Jalin Hyatt showed some big-play potential at wide receiver, but he joins a group which is already relatively deep, with Parris Campbell being added as a free agent and players like Darius Slayton and Isaiah Hodgins, who have both produced well when given opportunities in the past, earning an opportunity to prove themselves. The pressure on Hyatt to immediately produce is therefore lessened.
Where the draft could really set the Giants up for success, though, is with the additions they made in the later rounds. Seventh round defensive tackle Jordon Riley looked like a terrific prospect in preseason and sixth-rounder Tre Hawkins was so comfortable in camp and preseason the Giants may open the season with him in the starting line-up. These additions at least provide the Giants with rotational depth and potentially two future reliable starters.
While the other two draft choices, fifth-round running back Eric Gray and seventh-round safety Gervarrius Owens, are less likely to contribute immediately. They could contribute on special teams and develop into being a bigger contributor next year and beyond. Gray is in the mix to handle return duties
As camp was coming to a close, the Giants obviously took another look at their roster and made two trades in areas where they could benefit from further bolstering their depth. They ended up acquiring Isaiah Simmons and Carlos “Boogie” Basham with the total cost just being a 2024 seventh-round pick and a 2025 day three pick swap.
Simmons is a player whose versatility has proven to be something of a curse at the NFL level because he’s struggled to find his best position and been labeled as a tweener. Is he a safety, an off-ball linebacker or an edge rusher?
When employed as a situational chess piece, that question becomes a dilemma for the opponent rather than the Giants and his capability to play all these roles creates depth in a variety of positions and allows the Giants to be flexible and creative on defense.
Basham is yet to make a start at the NFL level, and only has 4.5 sacks in his first two seasons, but the former second-round pick may have untapped potential – much like Simmons, who was selected eight overall back in 2020. This allowed the Giants to cut ties with the underperforming Oshane Ximines, himself a former day two pick, and hang onto the promising Tomon Fox.

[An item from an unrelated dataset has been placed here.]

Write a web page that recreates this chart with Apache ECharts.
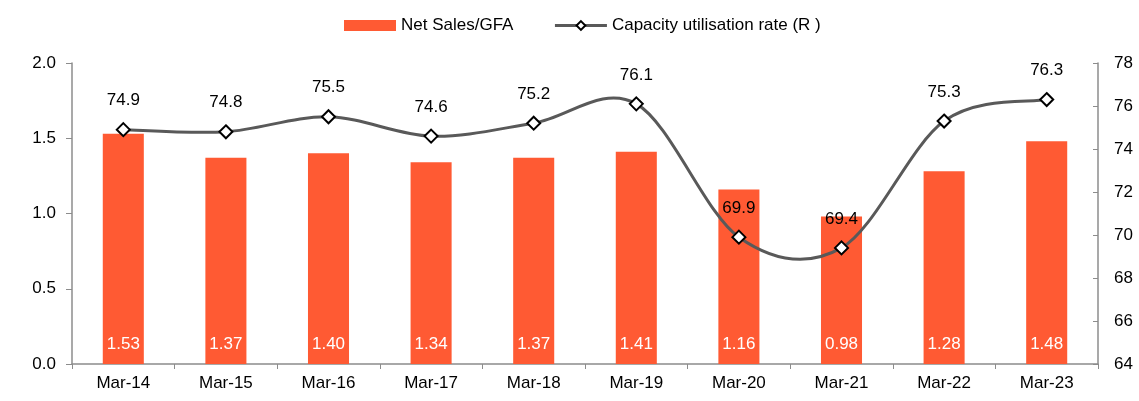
<!DOCTYPE html>
<html lang="en">
<head>
  <meta charset="UTF-8">
  <title>Net Sales/GFA</title>
  <script src="https://cdn.jsdelivr.net/npm/echarts@6/dist/echarts.min.js"></script>
  <style>
    html, body { margin: 0; padding: 0; background: #fff; }
    #chart { width: 1139px; height: 401px; }
  </style>
</head>
<body>
  <div id="chart"></div>
  <script>
    // data
    const categories = ['Mar-14', 'Mar-15', 'Mar-16', 'Mar-17', 'Mar-18', 'Mar-19', 'Mar-20', 'Mar-21', 'Mar-22', 'Mar-23'];
    const netSalesGfa = [1.53, 1.37, 1.40, 1.34, 1.37, 1.41, 1.16, 0.98, 1.28, 1.48];
    const capacityUtil = [74.9, 74.8, 75.5, 74.6, 75.2, 76.1, 69.9, 69.4, 75.3, 76.3];

    const FONT = "'Liberation Sans', Arial, sans-serif";
    const FS = 17;
    const axisGray = '#8c8c8c';
    const barColor = '#ff5a33';
    const lineColor = '#595959';

    const myChart = echarts.init(document.getElementById('chart'), null, { renderer: 'canvas' });

    // excel-style smooth curve through the points (catmull-rom -> bezier)
    function renderCurve(params, api) {
      if (params.dataIndex !== 0) return null;
      const pts = capacityUtil.map((v, i) => api.coord([i, v]));
      let d = 'M' + pts[0][0] + ' ' + pts[0][1];
      for (let i = 0; i < pts.length - 1; i++) {
        const p0 = pts[Math.max(i - 1, 0)];
        const p1 = pts[i];
        const p2 = pts[i + 1];
        const p3 = pts[Math.min(i + 2, pts.length - 1)];
        const c1x = p1[0] + (p2[0] - p0[0]) / 6, c1y = p1[1] + (p2[1] - p0[1]) / 6;
        const c2x = p2[0] - (p3[0] - p1[0]) / 6, c2y = p2[1] - (p3[1] - p1[1]) / 6;
        d += ' C' + c1x + ' ' + c1y + ' ' + c2x + ' ' + c2y + ' ' + p2[0] + ' ' + p2[1];
      }
      return {
        type: 'path',
        shape: { pathData: d },
        style: { fill: null, stroke: lineColor, lineWidth: 3 }
      };
    }

    const option = {
      animation: false,
      textStyle: { fontFamily: FONT },
      legend: {
        top: 12,
        left: 339,
        itemGap: 40,
        textStyle: { fontFamily: FONT, fontSize: FS, color: '#000' },
        data: [
          { name: 'Net Sales/GFA', icon: 'rect', itemStyle: { color: barColor } },
          { name: 'Capacity utilisation rate (R )', lineStyle: { width: 3, color: lineColor, opacity: 1 } }
        ],
        itemWidth: 52,
        itemHeight: 11
      },
      grid: { left: 72, right: 41, top: 63, bottom: 37 },
      xAxis: {
        type: 'category',
        data: categories,
        axisLine: { lineStyle: { color: axisGray, width: 1.5 } },
        axisTick: { show: true, length: 5, lineStyle: { color: axisGray } },
        axisLabel: { fontFamily: FONT, fontSize: FS, color: '#000', margin: 11 }
      },
      yAxis: [
        {
          type: 'value',
          min: 0, max: 2, interval: 0.5,
          splitLine: { show: false },
          axisLine: { show: true, lineStyle: { color: axisGray, width: 1.5 } },
          axisTick: { show: true, length: 6, lineStyle: { color: axisGray } },
          axisLabel: { fontFamily: FONT, fontSize: FS, color: '#000', margin: 16, formatter: v => v.toFixed(1) }
        },
        {
          type: 'value',
          min: 64, max: 78, interval: 2,
          splitLine: { show: false },
          axisLine: { show: true, lineStyle: { color: axisGray, width: 1.5 } },
          axisTick: { show: true, inside: true, length: 5, lineStyle: { color: axisGray } },
          axisLabel: { fontFamily: FONT, fontSize: FS, color: '#000', margin: 16 }
        }
      ],
      series: [
        {
          name: 'Net Sales/GFA',
          type: 'bar',
          data: netSalesGfa,
          barWidth: '40%',
          itemStyle: { color: barColor },
          label: {
            show: true,
            position: 'insideBottom',
            distance: 11,
            color: '#fff',
            fontFamily: FONT,
            fontSize: FS,
            formatter: p => p.value.toFixed(2)
          }
        },
        {
          name: 'curve',
          type: 'custom',
          yAxisIndex: 1,
          data: capacityUtil.map((v, i) => [i, v]),
          renderItem: renderCurve,
          silent: true,
          z: 3
        },
        {
          name: 'Capacity utilisation rate (R )',
          type: 'line',
          yAxisIndex: 1,
          data: capacityUtil,
          symbol: 'diamond',
          symbolSize: 13,
          lineStyle: { color: lineColor, width: 0, opacity: 0 },
          itemStyle: { color: '#fff', borderColor: '#000', borderWidth: 2 },
          label: {
            show: true,
            position: 'top',
            distance: 13,
            color: '#000',
            fontFamily: FONT,
            fontSize: FS,
            formatter: p => p.value.toFixed(1)
          },
          z: 5
        }
      ]
    };

    option && myChart.setOption(option);
  </script>
</body>
</html>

Basham and Simmons should be ideal backups because they will be hungry for a bigger role and motivated to produce. Each has the talent to be more consistent than they have been in the past, but the Giants will no longer be banking on this as their former teams would have had to.
On the whole, it’s been a solid offseason for the Giants, who now have a roster filled with players capable of stepping up in the event of an injury crisis, as well as lots of young talent who will be keen to move into major roles within the next year to two.